Objective:
Starting at the first line of the data, print each line verbatim up to and including the line bearing "minimum width=69pt, minimum", omitting pictures.

___

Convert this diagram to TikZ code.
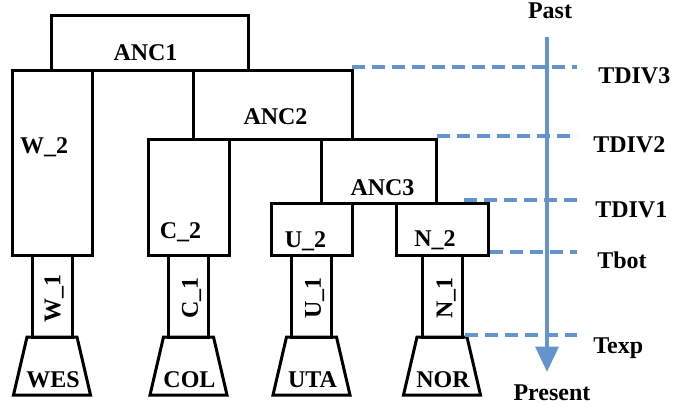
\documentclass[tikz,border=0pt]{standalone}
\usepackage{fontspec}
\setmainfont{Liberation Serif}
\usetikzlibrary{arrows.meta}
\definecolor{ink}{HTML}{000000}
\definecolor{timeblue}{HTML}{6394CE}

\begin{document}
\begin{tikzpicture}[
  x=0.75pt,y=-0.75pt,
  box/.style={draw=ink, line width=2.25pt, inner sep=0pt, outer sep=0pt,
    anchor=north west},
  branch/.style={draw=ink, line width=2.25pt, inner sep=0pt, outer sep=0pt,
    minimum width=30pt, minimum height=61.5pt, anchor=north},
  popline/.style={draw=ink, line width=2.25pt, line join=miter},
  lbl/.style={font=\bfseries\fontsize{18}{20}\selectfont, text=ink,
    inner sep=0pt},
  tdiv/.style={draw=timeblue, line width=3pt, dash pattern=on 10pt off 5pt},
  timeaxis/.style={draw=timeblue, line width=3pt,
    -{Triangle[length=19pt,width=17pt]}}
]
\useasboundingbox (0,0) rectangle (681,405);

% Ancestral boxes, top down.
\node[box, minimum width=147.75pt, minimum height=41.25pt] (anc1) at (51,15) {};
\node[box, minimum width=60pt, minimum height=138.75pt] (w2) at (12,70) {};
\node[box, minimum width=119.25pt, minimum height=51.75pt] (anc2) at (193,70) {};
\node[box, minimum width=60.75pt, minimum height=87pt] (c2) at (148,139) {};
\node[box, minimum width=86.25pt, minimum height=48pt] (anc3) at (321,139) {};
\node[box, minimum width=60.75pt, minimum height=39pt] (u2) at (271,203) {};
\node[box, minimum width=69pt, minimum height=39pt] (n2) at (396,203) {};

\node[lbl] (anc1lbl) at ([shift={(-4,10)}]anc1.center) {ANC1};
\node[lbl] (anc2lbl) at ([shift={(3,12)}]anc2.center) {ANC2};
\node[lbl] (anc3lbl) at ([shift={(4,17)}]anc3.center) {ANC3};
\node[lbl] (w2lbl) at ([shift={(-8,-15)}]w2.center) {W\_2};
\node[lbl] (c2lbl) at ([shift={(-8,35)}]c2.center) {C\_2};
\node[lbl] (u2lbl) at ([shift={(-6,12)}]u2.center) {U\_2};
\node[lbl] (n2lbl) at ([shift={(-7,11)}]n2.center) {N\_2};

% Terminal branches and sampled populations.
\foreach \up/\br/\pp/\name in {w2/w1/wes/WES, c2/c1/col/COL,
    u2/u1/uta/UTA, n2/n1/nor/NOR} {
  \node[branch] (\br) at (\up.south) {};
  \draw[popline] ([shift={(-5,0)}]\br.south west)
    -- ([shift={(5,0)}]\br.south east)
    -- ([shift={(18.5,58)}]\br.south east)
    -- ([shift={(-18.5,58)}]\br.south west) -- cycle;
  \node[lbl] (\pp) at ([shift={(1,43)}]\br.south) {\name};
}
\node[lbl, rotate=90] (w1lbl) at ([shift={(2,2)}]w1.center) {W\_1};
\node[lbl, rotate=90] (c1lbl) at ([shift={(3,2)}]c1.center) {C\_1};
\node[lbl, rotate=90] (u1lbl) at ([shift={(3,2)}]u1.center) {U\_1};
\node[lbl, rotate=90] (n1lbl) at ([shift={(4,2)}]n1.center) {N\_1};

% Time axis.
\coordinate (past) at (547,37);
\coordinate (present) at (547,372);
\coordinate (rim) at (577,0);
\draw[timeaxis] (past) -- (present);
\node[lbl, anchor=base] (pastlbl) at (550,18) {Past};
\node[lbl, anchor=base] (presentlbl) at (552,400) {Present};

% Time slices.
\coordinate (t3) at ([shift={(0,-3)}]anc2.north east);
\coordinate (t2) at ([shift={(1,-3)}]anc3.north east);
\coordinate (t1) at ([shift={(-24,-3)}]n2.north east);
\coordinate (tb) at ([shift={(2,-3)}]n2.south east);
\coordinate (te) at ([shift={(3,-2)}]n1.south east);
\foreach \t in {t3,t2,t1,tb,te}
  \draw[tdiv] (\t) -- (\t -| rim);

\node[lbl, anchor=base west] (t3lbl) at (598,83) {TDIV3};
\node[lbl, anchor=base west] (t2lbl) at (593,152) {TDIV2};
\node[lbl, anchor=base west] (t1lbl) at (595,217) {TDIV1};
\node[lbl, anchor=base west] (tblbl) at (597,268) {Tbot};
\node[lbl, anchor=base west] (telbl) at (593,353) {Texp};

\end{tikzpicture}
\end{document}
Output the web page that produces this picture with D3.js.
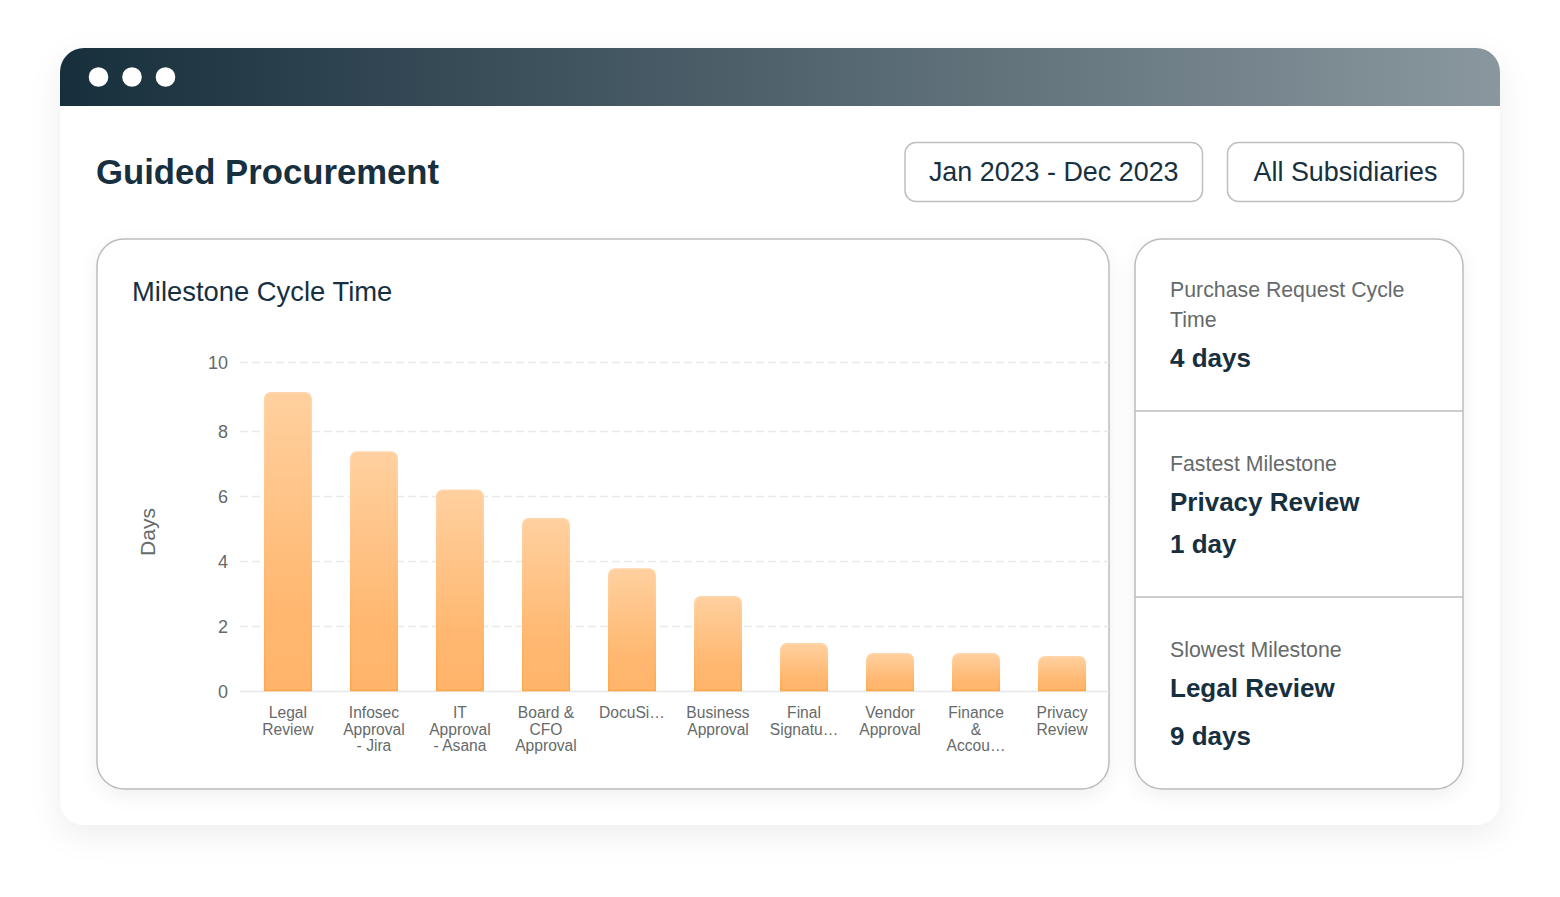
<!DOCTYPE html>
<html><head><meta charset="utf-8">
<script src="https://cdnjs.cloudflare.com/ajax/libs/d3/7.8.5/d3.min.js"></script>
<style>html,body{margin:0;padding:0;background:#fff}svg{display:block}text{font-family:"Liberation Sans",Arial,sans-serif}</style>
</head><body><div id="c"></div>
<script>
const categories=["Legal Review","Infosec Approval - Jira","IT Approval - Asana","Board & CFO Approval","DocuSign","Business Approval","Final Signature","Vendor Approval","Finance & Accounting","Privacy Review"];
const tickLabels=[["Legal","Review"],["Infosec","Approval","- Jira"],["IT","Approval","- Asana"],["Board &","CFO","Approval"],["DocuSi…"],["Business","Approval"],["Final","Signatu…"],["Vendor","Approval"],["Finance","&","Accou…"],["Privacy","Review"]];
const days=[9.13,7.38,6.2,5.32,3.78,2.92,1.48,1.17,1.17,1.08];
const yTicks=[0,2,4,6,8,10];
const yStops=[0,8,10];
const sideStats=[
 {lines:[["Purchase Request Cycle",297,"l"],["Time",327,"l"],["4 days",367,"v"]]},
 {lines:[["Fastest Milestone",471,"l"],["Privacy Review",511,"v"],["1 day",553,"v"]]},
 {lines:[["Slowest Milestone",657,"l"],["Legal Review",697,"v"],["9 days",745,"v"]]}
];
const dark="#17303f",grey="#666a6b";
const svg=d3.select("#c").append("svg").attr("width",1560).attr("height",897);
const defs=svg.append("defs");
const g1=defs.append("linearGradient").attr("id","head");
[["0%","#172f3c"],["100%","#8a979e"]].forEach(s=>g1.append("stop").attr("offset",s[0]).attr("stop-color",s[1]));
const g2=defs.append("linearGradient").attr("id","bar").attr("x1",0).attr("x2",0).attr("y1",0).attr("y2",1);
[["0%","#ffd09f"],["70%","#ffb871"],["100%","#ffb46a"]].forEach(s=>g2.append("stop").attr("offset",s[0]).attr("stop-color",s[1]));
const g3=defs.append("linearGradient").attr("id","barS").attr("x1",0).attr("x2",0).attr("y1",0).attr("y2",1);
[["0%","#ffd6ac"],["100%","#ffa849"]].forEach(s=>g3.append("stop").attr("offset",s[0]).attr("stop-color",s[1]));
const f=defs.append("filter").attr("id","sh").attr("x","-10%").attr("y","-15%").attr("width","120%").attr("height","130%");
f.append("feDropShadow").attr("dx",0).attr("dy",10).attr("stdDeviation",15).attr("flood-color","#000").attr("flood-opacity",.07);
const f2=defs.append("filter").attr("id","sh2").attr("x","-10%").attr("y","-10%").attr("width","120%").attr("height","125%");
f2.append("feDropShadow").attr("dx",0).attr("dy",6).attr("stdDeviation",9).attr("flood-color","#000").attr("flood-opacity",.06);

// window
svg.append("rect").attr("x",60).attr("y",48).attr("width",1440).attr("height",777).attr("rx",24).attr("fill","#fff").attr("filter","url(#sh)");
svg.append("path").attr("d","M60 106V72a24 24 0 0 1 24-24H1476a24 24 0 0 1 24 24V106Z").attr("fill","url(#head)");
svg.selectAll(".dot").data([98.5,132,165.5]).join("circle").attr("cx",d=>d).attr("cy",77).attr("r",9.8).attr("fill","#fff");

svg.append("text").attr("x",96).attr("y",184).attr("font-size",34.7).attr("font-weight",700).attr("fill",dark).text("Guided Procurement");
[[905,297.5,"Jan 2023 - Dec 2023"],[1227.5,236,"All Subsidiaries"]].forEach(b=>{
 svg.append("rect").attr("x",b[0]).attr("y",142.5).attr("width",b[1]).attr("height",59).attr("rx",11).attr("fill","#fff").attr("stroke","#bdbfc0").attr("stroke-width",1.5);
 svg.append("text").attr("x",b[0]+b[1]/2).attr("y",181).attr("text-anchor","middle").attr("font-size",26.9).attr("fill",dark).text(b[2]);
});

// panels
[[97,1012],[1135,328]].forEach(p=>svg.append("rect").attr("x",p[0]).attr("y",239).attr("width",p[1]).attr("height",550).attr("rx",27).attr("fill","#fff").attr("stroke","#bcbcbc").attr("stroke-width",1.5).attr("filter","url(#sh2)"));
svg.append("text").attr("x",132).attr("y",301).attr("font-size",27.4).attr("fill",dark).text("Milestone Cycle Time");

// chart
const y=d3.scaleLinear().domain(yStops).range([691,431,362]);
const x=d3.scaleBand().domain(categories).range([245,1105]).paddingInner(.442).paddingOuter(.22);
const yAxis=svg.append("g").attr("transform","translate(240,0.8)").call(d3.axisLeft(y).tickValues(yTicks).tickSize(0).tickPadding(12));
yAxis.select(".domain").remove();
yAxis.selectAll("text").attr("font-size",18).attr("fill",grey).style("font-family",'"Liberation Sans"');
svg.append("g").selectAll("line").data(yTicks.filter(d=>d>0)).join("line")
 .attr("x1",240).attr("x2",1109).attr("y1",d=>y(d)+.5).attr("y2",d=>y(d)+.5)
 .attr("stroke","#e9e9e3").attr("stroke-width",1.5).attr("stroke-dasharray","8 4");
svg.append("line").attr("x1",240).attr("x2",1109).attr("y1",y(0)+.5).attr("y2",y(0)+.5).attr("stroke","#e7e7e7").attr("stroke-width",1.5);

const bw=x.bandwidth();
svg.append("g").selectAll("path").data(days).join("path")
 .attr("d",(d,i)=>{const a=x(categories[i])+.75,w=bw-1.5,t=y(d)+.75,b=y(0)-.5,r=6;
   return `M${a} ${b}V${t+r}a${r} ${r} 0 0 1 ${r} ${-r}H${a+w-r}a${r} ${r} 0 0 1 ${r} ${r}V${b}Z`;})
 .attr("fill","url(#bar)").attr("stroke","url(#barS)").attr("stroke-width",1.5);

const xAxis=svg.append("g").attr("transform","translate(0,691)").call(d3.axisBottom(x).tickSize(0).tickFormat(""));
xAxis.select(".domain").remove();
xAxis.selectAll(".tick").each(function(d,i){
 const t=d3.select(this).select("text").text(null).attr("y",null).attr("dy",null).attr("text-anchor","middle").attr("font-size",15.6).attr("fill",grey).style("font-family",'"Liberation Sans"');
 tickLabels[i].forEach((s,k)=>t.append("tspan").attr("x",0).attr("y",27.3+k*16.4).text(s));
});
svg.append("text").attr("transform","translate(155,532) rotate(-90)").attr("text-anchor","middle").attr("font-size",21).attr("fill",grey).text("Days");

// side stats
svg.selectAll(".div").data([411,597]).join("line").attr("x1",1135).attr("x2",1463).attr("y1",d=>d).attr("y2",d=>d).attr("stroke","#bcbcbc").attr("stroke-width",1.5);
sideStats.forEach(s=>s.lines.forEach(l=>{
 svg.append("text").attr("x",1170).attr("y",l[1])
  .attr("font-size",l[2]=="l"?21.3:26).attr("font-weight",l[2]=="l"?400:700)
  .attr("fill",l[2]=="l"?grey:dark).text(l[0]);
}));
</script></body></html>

___

Output of the task:
Convert this diagram to TikZ code.
\documentclass[tikz,border=0pt]{standalone}
\usepackage{fontspec}
\setmainfont{Liberation Serif}
\usetikzlibrary{arrows.meta}
\definecolor{ink}{HTML}{000000}
\definecolor{timeblue}{HTML}{6394CE}

\begin{document}
\begin{tikzpicture}[
  x=0.75pt,y=-0.75pt,
  box/.style={draw=ink, line width=2.25pt, inner sep=0pt, outer sep=0pt,
    anchor=north west},
  branch/.style={draw=ink, line width=2.25pt, inner sep=0pt, outer sep=0pt,
    minimum width=30pt, minimum height=61.5pt, anchor=north},
  popline/.style={draw=ink, line width=2.25pt, line join=miter},
  lbl/.style={font=\bfseries\fontsize{18}{20}\selectfont, text=ink,
    inner sep=0pt},
  tdiv/.style={draw=timeblue, line width=3pt, dash pattern=on 10pt off 5pt},
  timeaxis/.style={draw=timeblue, line width=3pt,
    -{Triangle[length=19pt,width=17pt]}}
]
\useasboundingbox (0,0) rectangle (681,405);

% Ancestral boxes, top down.
\node[box, minimum width=147.75pt, minimum height=41.25pt] (anc1) at (51,15) {};
\node[box, minimum width=60pt, minimum height=138.75pt] (w2) at (12,70) {};
\node[box, minimum width=119.25pt, minimum height=51.75pt] (anc2) at (193,70) {};
\node[box, minimum width=60.75pt, minimum height=87pt] (c2) at (148,139) {};
\node[box, minimum width=86.25pt, minimum height=48pt] (anc3) at (321,139) {};
\node[box, minimum width=60.75pt, minimum height=39pt] (u2) at (271,203) {};
\node[box, minimum width=69pt, minimum height=39pt] (n2) at (396,203) {};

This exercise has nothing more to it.